| 17 August, 2017

Saudi Arabia's Comic-Con eyes roll-out to other Saudi cities

First Comic-Con event in Saudi in February attracted over 22,000 attendees

A panel debate takes place at the first Saudi Comic-Con event, which took place in February 2017. Organiser Time Entertainment plans to roll out the event to other Saudi cities.

A panel debate takes place at the first Saudi Comic-Con event, which took place in February 2017. Organiser Time Entertainment plans to roll out the event to other Saudi cities.

17 August 2017

Saudi Arabia’s Comic-Con entertainment event is set to expand from its original base in Jeddah to another city in the kingdom within three years, the executive director of the event’s organiser has said.

In February, more than 22,000 participants dressed up in special costumes, painted their faces, queued up to meet robots and giant animation figures and played video games at the first-of-its-kind comic book convention and entertainment event in Saudi Arabia. The event was hosted in tents in the coastal city of Jeddah, with ticket prices ranging from 105 Saudi riyals ($28) to 893 riyals.

“In three years, the goal is to start having the exhibition in two cities and in the next phase, which is after six or seven years, depending on the market, we can take it to the next level to three cities,” Obada Awad, the executive director of Riyadh-based Time Entertainment told Zawya in an interview on Thursday.

Time Entertainment is the company that organises the Comic-Con event in Saudi Arabia, and Awad said he believed the inaugural event was a success.

“We sold out before the event and people kept coming asking for tickets. There was a huge demand - even I was surprised,” he said.

Saudi Comic-Con was carried out under the supervision of the recently-founded Saudi General Entertainment Authority, which has hosts a series of festivals, concerts, comedy shows and other events. Until recently, such events were uncommon in the kingdom and were usually opposed by powerful, conservative religious groups.

“Saudi Arabia is a country that is on the verge of change. A lot of people love this type of content and a lot of people are interested,” Awad said, adding that although there were some people who did not support the event, as yet there have been no protests or threats against it.

The Comic-Con tents were open to both men and women. “The tickets were general tickets. There were no tickets for males and other tickets for females," Awad said. "You buy a ticket and get in. It is a public area for males and females. However, there was a closed tent that covers 10 percent of the exhibition space.
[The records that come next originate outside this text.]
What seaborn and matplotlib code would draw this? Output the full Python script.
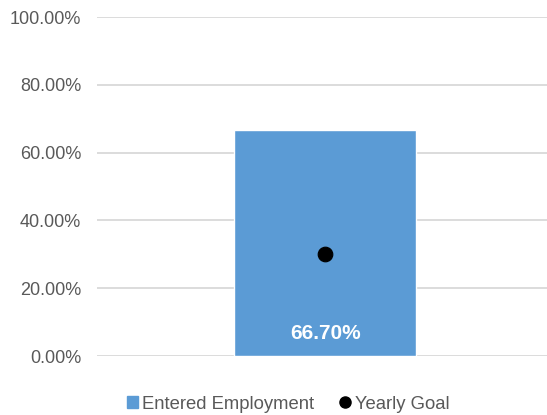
import matplotlib
matplotlib.use("Agg")
import matplotlib.pyplot as plt
import seaborn as sns
import pandas as pd
from matplotlib.lines import Line2D
from matplotlib.patches import Patch

categories = ["Entered Employment"]
entered_employment = [0.667]
yearly_goal = [0.30]
y_ticks = [0.0, 0.2, 0.4, 0.6, 0.8, 1.0]

sns.set_theme(style="white")
plt.rcParams['font.family'] = ['Liberation Sans', 'DejaVu Sans']

df = pd.DataFrame({"cat": categories, "value": entered_employment, "goal": yearly_goal})

fig = plt.figure(figsize=(5.47, 4.15), dpi=100)
ax = fig.add_axes([97/547, 1-356/415, 450/547, 339/415])

bar_color = "#5B9BD5"
sns.barplot(data=df, x="cat", y="value", color=bar_color, width=0.405,
            saturation=1, ax=ax, zorder=2)
sns.scatterplot(data=df, x="cat", y="goal", color="black", s=110,
                edgecolor="black", ax=ax, zorder=3)

ax.set_xlim(-0.507, 0.493)
ax.set_ylim(0, 1.0)
ax.set_yticks(y_ticks)
ax.set_yticklabels([f"{v*100:.2f}%" for v in y_ticks], color="#595959", fontsize=13)
ax.set_xticks([])
ax.set_xlabel("")
ax.set_ylabel("")
ax.yaxis.grid(True, color="#d9d9d9", linewidth=1.3, zorder=0)
ax.set_axisbelow(True)
for s in ax.spines.values():
    s.set_visible(False)
ax.tick_params(axis="y", length=0, pad=11.5)

for i, v in enumerate(entered_employment):
    ax.text(i, 0.065, f"{v*100:.2f}%", ha="center", va="center",
            color="white", fontsize=15, fontweight="bold")

handles = [Patch(facecolor=bar_color, edgecolor=bar_color, label="Entered Employment"),
           Line2D([], [], marker="o", color="black", linestyle="none", markersize=8,
                  label="Yearly Goal")]
fig.legend(handles=handles, loc="center", bbox_to_anchor=(0.527, 1-404/415), ncol=2,
           frameon=False, fontsize=13.3, handlelength=0.6, handleheight=0.6,
           handletextpad=0.2, columnspacing=1.4, labelcolor="#595959")

fig.savefig("out.png", dpi=100)
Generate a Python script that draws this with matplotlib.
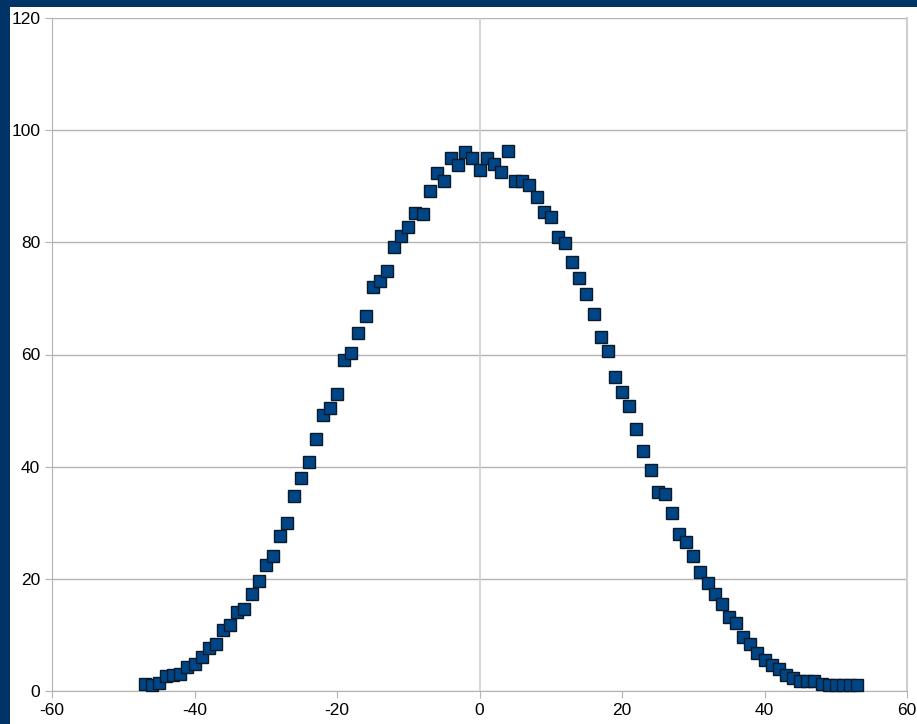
import matplotlib
matplotlib.use("Agg")
import matplotlib.pyplot as plt

plt.rcParams['font.family'] = ['Liberation Sans', 'DejaVu Sans']
plt.rcParams['axes.unicode_minus'] = False

x_values = list(range(-47, 54))
y_values = [
    1.2, 1.1, 1.4, 2.6, 2.9, 3.0, 4.2, 4.9, 6.0, 7.6,
    8.3, 10.8, 11.8, 14.0, 14.6, 17.3, 19.7, 22.4, 24.1, 27.7,
    30.0, 34.7, 38.0, 40.8, 45.0, 49.2, 50.4, 52.9, 59.1, 60.3,
    63.9, 66.8, 72.1, 73.1, 74.8, 79.2, 81.1, 82.8, 85.3, 85.0,
    89.1, 92.3, 90.9, 95.0, 93.8, 96.1, 95.1, 92.9, 95.1, 94.0,
    92.6, 96.3, 91.0, 90.9, 90.3, 88.1, 85.4, 84.5, 80.9, 79.8,
    76.5, 73.6, 70.8, 67.3, 63.2, 60.6, 56.0, 53.4, 50.9, 46.8,
    42.8, 39.4, 35.5, 35.1, 31.7, 28.0, 26.6, 24.1, 21.2, 19.2,
    17.3, 15.5, 13.2, 12.1, 9.7, 8.3, 6.7, 5.5, 4.6, 4.0,
    2.9, 2.3, 1.8, 1.8, 1.8, 1.2, 1.1, 1.0, 1.0, 1.0,
    1.0,
]
x_ticks = [-60, -40, -20, 0, 20, 40, 60]
y_ticks = [0, 20, 40, 60, 80, 100, 120]

fig = plt.figure(figsize=(9.17, 7.24), dpi=100)
fig.patch.set_facecolor('#003366')

# white page area behind the chart
bg = fig.add_axes([10 / 917, 0, 1 - 10 / 917, 1 - 7 / 724], zorder=-1)
bg.set_facecolor('white')
bg.set_xticks([])
bg.set_yticks([])
for s in bg.spines.values():
    s.set_visible(False)

ax = fig.add_axes([52 / 917, 1 - 691 / 724, 855 / 917, 673 / 724])
ax.patch.set_alpha(0)
ax.set_xlim(-60, 60)
ax.set_ylim(0, 120)
ax.set_xticks(x_ticks)
ax.set_yticks(y_ticks)
ax.yaxis.grid(True, color='#b3b3b3', linewidth=1)
ax.axvline(0, color='#d0d0d0', linewidth=1.2, zorder=1)
ax.set_axisbelow(True)

for side in ['left', 'bottom']:
    ax.spines[side].set_color('#b3b3b3')
ax.spines['right'].set_color('#cfcfcf')
ax.spines['right'].set_linewidth(1.5)
ax.spines['top'].set_visible(False)
ax.tick_params(axis='both', colors='#b3b3b3', labelcolor='black', labelsize=12.5, length=5)

ax.plot(x_values, y_values, linestyle='none', marker='s', markersize=9,
        markerfacecolor='#004586', markeredgecolor='#0a1a2a', markeredgewidth=1, zorder=3,
        clip_on=False)

fig.savefig('out.png', dpi=100, facecolor=fig.get_facecolor())
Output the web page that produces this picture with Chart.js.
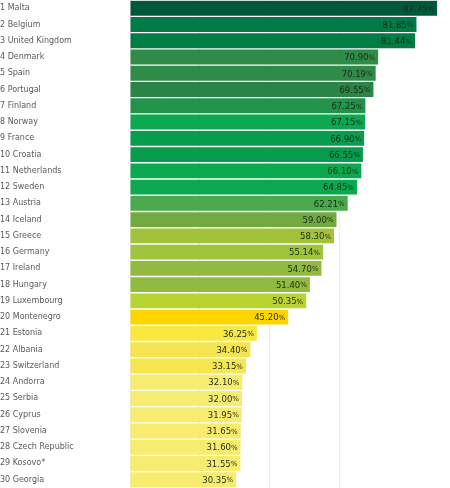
<!DOCTYPE html>
<html>
<head>
<meta charset="utf-8">
<script src="https://cdn.jsdelivr.net/npm/chart.js@4/dist/chart.umd.min.js"></script>
<style>
  html, body { margin: 0; padding: 0; background: #fff; }
  #wrap { width: 450px; height: 488px; position: relative; }
</style>
</head>
<body>
<div id="wrap"><canvas id="chart"></canvas></div>
<script>
const countries = [
  "Malta", "Belgium", "United Kingdom", "Denmark", "Spain", "Portugal",
  "Finland", "Norway", "France", "Croatia", "Netherlands", "Sweden",
  "Austria", "Iceland", "Greece", "Germany", "Ireland", "Hungary",
  "Luxembourg", "Montenegro", "Estonia", "Albania", "Switzerland", "Andorra",
  "Serbia", "Cyprus", "Slovenia", "Czech Republic", "Kosovo*", "Georgia"
];
const scores = [
  87.75, 81.85, 81.44, 70.90, 70.19, 69.55, 67.25, 67.15, 66.90, 66.55,
  66.10, 64.85, 62.21, 59.00, 58.30, 55.14, 54.70, 51.40, 50.35, 45.20,
  36.25, 34.40, 33.15, 32.10, 32.00, 31.95, 31.65, 31.60, 31.55, 30.35
];
const barColors = [
  "#00583a", "#007a47", "#007c45", "#2e8c48", "#2e8c48", "#2a8446",
  "#22944a", "#0aa84f", "#069e4e", "#069c4c", "#0aa84f", "#0aa84f",
  "#4aaa4c", "#72aa40", "#a2c23c", "#a0c43c", "#90bb40", "#90bb40",
  "#b8d432", "#ffd500", "#f9e840", "#f6e350", "#f6e650", "#f8ec70",
  "#f8ec70", "#f8ec70", "#f8ec70", "#f8ec70", "#f8ec70", "#f8ec70"
];
const labels = countries.map((c, i) => (i + 1) + " " + c);

// value text at the end of each bar, small % sign
const valueLabels = {
  id: "valueLabels",
  afterDatasetsDraw(chart) {
    const ctx = chart.ctx;
    const meta = chart.getDatasetMeta(0);
    ctx.save();
    ctx.textBaseline = "middle";
    meta.data.forEach((bar, i) => {
      const num = scores[i].toFixed(2);
      ctx.font = "7px 'DejaVu Sans'";
      const pw = ctx.measureText("%").width;
      const right = bar.x - 3;
      ctx.fillStyle = "#1c2a1c";
      ctx.textAlign = "right";
      ctx.fillText("%", right, bar.y + 1);
      ctx.font = "8.5px 'DejaVu Sans'";
      ctx.fillText(num, right - pw, bar.y + 1);
    });
    ctx.restore();
  }
};

new Chart(document.getElementById("chart"), {
  type: "bar",
  data: {
    labels: labels,
    datasets: [{
      data: scores,
      backgroundColor: barColors,
      borderWidth: 0,
      barPercentage: 1,
      categoryPercentage: 0.92
    }]
  },
  options: {
    indexAxis: "y",
    responsive: true,
    maintainAspectRatio: false,
    animation: false,
    layout: { padding: 0 },
    plugins: {
      legend: { display: false },
      tooltip: { enabled: false }
    },
    scales: {
      x: {
        min: 0,
        max: 91.43,
        ticks: { display: false, stepSize: 20 },
        grid: { color: "#ececec", drawTicks: false },
        border: { display: false }
      },
      y: {
        ticks: {
          crossAlign: "far",
          color: "#5a5a5a",
          padding: 0,
          font: { family: "'DejaVu Sans'", size: 8, lineHeight: 0.05 }
        },
        grid: { display: false },
        border: { display: false },
        afterFit(scale) { scale.width = 130; }
      }
    }
  },
  plugins: [valueLabels]
});
</script>
</body>
</html>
This area is only for females, where they can take off their abaya and get creative."

Awad said the next Comic-Con event, which is due to take place again in February next year, is expected to draw an even bigger crowd . “It will be better. I cannot tell you more than that. The goal is to always achieve more and do better. We will always deliver more,” he added.

“We don’t want to have another Las Vegas”

Awad, 27, said that his company’s long-term vision is to provide the Arab region with entertainment events that suit the region’s culture.

“Our vision is to have entertainment options in the region that fit our traditions, targeted to us, system-tailored to us because in the Arab world we don’t want to have another Las Vegas.  We want entertainment tailored to us and that is what happened in Saudi Comic-Con,” Awad said.

“The goal is to have such events up to the highest international standards,” he added.

Awad said that there were 1,500 organisers from different countries working on the first Saudi Comic-Con event. He said the event’s funds are typically provided by Time Entertainment, but some projects were co-funded with the government.

The Comic-Con concept was introduced to Saudi Arabia in mid-2015 at a time when the kingdom was working on an economic reform plan that it launched a year later with the goal of diversifying its economy away from oil revenue. The plan included proposals to broaden Saudi Arabia’s tourism appeal and its media industry, its culture sector and the arts.

For Awad, there was also a vision behind the establishment of Comic-Con: “Our goal was to provide new ideas, new entertainment concepts, and that is why we started Comic-Con.”